What the task asks: Among the records that follow, find the line with "Clone this chart in Apache ECharts." and the line with "const zeroData = zeroLineX.map((x, i)". Set down those lines and all lines between them exactly, without adding anything.

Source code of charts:
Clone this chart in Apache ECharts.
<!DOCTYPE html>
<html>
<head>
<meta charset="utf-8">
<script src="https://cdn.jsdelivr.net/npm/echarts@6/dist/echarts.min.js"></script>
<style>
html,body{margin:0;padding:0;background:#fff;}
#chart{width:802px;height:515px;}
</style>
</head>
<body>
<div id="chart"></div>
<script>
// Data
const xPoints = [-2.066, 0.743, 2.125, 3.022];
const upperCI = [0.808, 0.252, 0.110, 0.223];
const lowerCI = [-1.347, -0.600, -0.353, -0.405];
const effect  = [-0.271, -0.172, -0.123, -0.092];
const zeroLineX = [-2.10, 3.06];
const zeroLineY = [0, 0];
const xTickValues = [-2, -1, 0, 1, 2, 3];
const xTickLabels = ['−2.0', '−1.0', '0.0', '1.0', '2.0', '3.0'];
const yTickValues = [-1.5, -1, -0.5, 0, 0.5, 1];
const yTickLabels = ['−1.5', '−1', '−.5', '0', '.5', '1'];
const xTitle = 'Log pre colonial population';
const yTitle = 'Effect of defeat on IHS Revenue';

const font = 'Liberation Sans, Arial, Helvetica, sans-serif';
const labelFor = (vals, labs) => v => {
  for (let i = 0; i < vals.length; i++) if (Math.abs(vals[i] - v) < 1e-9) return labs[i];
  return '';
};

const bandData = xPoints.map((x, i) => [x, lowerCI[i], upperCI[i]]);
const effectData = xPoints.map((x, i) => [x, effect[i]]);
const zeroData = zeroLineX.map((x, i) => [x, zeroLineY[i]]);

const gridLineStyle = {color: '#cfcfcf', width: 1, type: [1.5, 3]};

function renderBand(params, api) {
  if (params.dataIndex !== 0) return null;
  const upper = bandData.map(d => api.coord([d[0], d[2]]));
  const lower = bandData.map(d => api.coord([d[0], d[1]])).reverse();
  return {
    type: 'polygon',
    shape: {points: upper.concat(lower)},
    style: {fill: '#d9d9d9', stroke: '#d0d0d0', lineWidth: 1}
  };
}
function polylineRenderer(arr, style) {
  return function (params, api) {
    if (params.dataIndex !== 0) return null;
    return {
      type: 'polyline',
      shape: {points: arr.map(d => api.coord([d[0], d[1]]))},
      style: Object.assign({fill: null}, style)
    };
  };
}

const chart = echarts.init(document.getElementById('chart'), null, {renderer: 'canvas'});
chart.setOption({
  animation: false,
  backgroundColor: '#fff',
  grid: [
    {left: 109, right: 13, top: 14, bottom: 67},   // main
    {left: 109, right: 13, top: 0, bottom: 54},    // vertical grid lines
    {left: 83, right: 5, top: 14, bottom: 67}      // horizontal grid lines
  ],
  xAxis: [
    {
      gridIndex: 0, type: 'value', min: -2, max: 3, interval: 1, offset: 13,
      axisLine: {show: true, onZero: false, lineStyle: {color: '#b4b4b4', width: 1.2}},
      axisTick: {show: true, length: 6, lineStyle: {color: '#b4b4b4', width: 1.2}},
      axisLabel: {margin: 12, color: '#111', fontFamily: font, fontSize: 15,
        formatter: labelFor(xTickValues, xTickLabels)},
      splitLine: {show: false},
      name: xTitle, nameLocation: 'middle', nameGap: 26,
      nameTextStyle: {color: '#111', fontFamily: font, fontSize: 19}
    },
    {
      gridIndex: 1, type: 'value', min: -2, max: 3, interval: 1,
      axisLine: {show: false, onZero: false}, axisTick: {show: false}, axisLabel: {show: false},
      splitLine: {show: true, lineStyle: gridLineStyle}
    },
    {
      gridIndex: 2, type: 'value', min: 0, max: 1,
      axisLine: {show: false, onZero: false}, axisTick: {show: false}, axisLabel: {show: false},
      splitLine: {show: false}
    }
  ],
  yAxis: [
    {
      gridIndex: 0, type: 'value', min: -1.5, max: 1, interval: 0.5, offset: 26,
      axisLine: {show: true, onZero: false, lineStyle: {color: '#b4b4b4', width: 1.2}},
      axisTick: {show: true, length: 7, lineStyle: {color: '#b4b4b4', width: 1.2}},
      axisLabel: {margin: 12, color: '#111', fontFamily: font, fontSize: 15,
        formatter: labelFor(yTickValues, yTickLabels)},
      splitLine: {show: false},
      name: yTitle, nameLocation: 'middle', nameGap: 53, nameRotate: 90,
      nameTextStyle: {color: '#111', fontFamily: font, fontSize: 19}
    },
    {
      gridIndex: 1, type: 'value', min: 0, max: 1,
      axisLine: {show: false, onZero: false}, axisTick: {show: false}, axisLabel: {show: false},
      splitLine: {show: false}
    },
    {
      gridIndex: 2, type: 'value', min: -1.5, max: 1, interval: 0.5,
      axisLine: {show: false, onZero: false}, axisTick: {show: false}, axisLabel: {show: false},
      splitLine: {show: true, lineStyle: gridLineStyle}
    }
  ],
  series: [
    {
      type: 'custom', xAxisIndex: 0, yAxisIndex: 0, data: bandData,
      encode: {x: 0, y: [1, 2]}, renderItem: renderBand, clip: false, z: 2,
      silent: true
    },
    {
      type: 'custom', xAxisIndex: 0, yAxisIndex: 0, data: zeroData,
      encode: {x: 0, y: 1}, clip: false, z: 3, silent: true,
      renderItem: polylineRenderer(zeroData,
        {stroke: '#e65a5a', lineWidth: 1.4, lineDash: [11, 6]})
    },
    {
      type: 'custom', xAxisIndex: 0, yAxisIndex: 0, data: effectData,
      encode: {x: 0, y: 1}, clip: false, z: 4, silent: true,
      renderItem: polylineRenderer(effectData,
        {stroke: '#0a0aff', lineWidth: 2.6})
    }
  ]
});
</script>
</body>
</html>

==

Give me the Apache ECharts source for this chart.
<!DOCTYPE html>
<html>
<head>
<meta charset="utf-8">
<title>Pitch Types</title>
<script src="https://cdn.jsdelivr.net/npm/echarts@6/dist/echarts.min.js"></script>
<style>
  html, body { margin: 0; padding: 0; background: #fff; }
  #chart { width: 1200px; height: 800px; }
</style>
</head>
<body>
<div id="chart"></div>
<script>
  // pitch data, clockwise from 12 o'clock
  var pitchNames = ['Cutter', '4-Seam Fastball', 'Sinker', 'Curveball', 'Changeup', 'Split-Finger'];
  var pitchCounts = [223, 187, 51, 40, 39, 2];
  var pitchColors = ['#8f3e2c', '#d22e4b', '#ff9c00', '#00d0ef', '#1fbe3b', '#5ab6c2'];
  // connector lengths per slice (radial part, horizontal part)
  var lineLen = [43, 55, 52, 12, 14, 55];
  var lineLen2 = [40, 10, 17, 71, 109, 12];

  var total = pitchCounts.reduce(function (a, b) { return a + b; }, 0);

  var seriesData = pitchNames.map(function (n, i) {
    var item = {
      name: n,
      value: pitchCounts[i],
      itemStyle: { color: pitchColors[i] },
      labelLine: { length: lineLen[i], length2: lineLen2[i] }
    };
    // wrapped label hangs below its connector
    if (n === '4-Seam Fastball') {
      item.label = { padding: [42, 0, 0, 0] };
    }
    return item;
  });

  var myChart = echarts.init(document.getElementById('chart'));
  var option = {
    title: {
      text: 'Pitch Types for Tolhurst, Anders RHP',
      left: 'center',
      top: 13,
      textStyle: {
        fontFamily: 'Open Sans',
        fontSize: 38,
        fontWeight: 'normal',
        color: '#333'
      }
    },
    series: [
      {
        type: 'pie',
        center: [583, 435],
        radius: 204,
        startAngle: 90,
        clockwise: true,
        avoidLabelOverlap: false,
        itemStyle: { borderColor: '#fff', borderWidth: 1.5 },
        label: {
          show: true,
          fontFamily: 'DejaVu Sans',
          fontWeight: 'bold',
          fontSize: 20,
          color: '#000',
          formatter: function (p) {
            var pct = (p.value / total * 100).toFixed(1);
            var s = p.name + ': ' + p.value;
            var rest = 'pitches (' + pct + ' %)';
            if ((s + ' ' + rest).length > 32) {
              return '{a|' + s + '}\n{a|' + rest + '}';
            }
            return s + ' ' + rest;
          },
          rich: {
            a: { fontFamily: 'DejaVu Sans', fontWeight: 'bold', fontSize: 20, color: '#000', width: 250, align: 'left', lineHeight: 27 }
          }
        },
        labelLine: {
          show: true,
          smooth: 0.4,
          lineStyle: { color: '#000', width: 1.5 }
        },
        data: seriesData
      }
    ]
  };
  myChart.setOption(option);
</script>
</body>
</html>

Output for this exercise:
Clone this chart in Apache ECharts.
<!DOCTYPE html>
<html>
<head>
<meta charset="utf-8">
<script src="https://cdn.jsdelivr.net/npm/echarts@6/dist/echarts.min.js"></script>
<style>
html,body{margin:0;padding:0;background:#fff;}
#chart{width:802px;height:515px;}
</style>
</head>
<body>
<div id="chart"></div>
<script>
// Data
const xPoints = [-2.066, 0.743, 2.125, 3.022];
const upperCI = [0.808, 0.252, 0.110, 0.223];
const lowerCI = [-1.347, -0.600, -0.353, -0.405];
const effect  = [-0.271, -0.172, -0.123, -0.092];
const zeroLineX = [-2.10, 3.06];
const zeroLineY = [0, 0];
const xTickValues = [-2, -1, 0, 1, 2, 3];
const xTickLabels = ['−2.0', '−1.0', '0.0', '1.0', '2.0', '3.0'];
const yTickValues = [-1.5, -1, -0.5, 0, 0.5, 1];
const yTickLabels = ['−1.5', '−1', '−.5', '0', '.5', '1'];
const xTitle = 'Log pre colonial population';
const yTitle = 'Effect of defeat on IHS Revenue';

const font = 'Liberation Sans, Arial, Helvetica, sans-serif';
const labelFor = (vals, labs) => v => {
  for (let i = 0; i < vals.length; i++) if (Math.abs(vals[i] - v) < 1e-9) return labs[i];
  return '';
};

const bandData = xPoints.map((x, i) => [x, lowerCI[i], upperCI[i]]);
const effectData = xPoints.map((x, i) => [x, effect[i]]);
const zeroData = zeroLineX.map((x, i) => [x, zeroLineY[i]]);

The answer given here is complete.